**EXERCISE**
Your task is to quote the listing below exactly, beginning with its first line and ending on the line bearing "from matplotlib.ticker import FuncFormatter".
━━━ GIVEN DATA ━━━
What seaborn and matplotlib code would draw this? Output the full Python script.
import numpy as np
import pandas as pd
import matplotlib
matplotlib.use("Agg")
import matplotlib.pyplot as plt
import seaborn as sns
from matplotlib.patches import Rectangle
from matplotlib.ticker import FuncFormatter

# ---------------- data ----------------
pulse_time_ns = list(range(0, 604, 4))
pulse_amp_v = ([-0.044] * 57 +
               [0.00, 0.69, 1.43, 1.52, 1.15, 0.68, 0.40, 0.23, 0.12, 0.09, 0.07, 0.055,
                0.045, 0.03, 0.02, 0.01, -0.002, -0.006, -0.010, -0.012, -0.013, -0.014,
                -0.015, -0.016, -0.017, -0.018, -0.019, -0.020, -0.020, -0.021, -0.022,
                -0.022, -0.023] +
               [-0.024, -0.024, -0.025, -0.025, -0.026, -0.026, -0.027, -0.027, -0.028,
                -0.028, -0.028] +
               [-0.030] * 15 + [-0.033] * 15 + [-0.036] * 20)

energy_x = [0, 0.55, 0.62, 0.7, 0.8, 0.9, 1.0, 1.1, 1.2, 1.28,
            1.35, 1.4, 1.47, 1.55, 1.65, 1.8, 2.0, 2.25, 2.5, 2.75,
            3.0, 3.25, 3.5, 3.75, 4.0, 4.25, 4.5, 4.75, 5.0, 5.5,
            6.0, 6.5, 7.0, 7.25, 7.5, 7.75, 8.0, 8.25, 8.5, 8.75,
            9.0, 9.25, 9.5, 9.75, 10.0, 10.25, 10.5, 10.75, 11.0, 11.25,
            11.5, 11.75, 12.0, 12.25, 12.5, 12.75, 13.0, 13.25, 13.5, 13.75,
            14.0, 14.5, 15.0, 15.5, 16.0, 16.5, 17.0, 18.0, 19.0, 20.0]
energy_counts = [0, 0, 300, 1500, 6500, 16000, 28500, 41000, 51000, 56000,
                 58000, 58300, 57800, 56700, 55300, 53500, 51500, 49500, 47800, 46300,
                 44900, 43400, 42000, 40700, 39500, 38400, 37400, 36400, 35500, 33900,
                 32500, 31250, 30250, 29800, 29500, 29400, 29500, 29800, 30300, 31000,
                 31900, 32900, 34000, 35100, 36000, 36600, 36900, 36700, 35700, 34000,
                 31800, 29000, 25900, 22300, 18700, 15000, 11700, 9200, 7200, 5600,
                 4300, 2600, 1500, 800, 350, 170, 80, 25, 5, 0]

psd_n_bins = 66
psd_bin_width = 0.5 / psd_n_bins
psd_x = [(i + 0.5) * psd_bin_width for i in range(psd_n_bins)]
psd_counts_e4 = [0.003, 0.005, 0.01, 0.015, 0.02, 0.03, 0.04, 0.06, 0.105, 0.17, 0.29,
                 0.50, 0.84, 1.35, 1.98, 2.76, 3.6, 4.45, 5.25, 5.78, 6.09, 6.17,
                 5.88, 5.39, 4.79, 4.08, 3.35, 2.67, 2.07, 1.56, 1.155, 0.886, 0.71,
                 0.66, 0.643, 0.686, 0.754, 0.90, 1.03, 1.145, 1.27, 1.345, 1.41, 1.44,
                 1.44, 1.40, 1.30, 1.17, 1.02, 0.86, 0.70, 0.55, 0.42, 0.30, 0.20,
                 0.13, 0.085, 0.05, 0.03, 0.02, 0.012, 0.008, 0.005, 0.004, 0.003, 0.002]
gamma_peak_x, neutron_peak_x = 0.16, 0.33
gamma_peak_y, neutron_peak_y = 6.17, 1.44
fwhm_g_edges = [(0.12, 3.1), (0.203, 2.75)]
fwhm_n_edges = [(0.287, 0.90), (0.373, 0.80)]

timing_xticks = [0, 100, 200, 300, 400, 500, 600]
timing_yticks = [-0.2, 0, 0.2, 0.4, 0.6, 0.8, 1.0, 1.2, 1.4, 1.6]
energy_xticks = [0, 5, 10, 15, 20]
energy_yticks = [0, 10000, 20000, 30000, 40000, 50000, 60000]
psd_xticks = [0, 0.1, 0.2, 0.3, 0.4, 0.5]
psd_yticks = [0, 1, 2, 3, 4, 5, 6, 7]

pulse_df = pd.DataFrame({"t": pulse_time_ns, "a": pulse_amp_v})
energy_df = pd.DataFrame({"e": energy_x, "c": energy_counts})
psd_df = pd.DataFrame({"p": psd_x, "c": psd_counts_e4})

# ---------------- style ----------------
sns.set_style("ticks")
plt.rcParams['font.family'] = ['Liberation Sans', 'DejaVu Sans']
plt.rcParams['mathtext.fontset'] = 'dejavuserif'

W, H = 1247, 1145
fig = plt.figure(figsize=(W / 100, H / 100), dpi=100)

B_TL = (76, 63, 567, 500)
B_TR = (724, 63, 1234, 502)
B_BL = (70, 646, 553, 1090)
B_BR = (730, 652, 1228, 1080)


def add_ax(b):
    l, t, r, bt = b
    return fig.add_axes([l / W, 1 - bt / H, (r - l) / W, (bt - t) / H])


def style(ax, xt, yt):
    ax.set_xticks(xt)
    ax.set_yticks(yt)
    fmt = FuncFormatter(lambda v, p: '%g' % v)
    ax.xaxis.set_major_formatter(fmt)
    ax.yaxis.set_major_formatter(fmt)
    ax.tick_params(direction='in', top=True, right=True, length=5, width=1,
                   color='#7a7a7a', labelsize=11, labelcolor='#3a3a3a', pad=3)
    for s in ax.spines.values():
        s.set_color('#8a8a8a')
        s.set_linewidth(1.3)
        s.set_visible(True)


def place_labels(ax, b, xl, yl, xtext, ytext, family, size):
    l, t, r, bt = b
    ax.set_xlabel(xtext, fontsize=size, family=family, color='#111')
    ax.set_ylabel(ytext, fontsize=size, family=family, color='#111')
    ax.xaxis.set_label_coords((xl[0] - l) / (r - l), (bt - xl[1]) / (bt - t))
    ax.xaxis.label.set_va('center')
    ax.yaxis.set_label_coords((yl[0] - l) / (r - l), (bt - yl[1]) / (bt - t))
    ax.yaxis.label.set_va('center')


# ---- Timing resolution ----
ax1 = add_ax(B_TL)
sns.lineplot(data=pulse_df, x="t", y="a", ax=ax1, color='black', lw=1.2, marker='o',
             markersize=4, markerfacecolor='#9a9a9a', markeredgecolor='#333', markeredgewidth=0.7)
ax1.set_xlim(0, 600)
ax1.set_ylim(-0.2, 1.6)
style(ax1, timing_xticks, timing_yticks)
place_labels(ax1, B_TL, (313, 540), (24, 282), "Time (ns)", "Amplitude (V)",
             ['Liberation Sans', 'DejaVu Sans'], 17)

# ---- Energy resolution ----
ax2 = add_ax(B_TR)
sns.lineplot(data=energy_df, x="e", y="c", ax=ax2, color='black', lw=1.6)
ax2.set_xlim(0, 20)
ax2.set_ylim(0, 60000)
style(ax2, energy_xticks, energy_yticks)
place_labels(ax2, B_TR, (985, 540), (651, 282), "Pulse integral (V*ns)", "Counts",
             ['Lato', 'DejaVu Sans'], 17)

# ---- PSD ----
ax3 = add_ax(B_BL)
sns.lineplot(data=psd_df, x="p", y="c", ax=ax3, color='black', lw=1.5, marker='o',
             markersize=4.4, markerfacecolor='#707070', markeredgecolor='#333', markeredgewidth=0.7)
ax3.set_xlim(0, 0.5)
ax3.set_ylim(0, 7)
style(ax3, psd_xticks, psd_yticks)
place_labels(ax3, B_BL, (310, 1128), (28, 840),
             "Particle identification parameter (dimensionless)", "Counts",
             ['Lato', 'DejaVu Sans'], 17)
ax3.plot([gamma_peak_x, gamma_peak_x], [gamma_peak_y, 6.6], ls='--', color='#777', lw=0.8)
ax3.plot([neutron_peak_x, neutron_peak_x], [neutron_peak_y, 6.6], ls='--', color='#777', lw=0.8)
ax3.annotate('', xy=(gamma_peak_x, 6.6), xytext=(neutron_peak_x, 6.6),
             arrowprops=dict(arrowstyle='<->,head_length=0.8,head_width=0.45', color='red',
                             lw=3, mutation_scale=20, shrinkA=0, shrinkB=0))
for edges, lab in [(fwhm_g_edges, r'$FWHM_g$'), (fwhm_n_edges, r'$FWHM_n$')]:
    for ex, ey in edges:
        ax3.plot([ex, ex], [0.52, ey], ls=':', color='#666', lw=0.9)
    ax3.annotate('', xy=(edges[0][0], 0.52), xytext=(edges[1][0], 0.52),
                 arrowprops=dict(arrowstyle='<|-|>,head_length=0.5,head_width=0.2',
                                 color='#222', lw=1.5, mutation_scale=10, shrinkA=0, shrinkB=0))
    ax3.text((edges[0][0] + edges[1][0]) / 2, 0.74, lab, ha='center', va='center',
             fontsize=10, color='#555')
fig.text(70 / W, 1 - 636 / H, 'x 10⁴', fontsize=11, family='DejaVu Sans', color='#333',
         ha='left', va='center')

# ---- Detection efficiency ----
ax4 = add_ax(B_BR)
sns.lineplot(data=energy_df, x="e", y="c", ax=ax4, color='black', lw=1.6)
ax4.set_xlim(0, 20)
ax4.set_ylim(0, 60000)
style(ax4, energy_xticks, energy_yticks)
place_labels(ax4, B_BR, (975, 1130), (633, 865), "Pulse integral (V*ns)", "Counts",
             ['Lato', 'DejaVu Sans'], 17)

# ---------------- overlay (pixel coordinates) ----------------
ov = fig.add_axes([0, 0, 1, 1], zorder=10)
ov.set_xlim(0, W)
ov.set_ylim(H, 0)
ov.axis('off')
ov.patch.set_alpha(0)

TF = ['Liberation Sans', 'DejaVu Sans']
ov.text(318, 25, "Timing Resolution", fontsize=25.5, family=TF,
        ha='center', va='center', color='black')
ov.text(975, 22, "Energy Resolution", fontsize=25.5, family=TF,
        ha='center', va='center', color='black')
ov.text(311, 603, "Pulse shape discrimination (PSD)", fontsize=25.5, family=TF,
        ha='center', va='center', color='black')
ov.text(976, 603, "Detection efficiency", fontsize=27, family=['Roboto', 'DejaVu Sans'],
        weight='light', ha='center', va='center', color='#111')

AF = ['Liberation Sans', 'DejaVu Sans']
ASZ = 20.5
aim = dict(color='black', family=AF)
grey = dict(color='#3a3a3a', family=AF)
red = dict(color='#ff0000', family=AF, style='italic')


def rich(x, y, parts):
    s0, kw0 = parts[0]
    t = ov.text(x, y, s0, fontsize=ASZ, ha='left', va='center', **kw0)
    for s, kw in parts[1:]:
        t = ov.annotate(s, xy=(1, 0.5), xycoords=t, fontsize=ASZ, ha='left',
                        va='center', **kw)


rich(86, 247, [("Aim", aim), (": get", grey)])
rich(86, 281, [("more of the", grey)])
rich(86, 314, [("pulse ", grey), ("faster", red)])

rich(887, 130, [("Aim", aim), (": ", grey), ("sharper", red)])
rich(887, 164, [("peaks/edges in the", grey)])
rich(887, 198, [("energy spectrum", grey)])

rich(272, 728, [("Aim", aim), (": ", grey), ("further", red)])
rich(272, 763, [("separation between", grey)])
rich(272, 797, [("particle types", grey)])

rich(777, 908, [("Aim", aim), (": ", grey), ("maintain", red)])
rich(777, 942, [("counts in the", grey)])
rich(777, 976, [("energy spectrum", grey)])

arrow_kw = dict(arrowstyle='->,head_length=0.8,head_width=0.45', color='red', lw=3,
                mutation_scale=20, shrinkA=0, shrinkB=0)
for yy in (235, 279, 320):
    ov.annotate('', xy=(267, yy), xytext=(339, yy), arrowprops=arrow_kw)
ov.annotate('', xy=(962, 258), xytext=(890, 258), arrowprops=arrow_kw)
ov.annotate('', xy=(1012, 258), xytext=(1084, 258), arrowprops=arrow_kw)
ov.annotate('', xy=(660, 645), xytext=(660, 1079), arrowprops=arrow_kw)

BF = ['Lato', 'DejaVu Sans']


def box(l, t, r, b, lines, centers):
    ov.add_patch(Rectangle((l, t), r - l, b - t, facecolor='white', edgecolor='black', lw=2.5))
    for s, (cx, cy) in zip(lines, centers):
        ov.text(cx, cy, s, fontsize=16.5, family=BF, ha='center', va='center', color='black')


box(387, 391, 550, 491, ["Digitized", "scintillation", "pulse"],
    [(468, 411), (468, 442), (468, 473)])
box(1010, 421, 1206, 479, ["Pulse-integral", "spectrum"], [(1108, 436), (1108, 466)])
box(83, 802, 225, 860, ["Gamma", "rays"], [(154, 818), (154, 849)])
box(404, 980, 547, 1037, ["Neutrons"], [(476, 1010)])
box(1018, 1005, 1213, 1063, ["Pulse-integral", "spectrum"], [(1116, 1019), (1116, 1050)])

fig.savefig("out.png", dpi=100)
━━━
**SOLUTION BELOW**
What seaborn and matplotlib code would draw this? Output the full Python script.
import numpy as np
import pandas as pd
import matplotlib
matplotlib.use("Agg")
import matplotlib.pyplot as plt
import seaborn as sns
from matplotlib.patches import Rectangle
from matplotlib.ticker import FuncFormatter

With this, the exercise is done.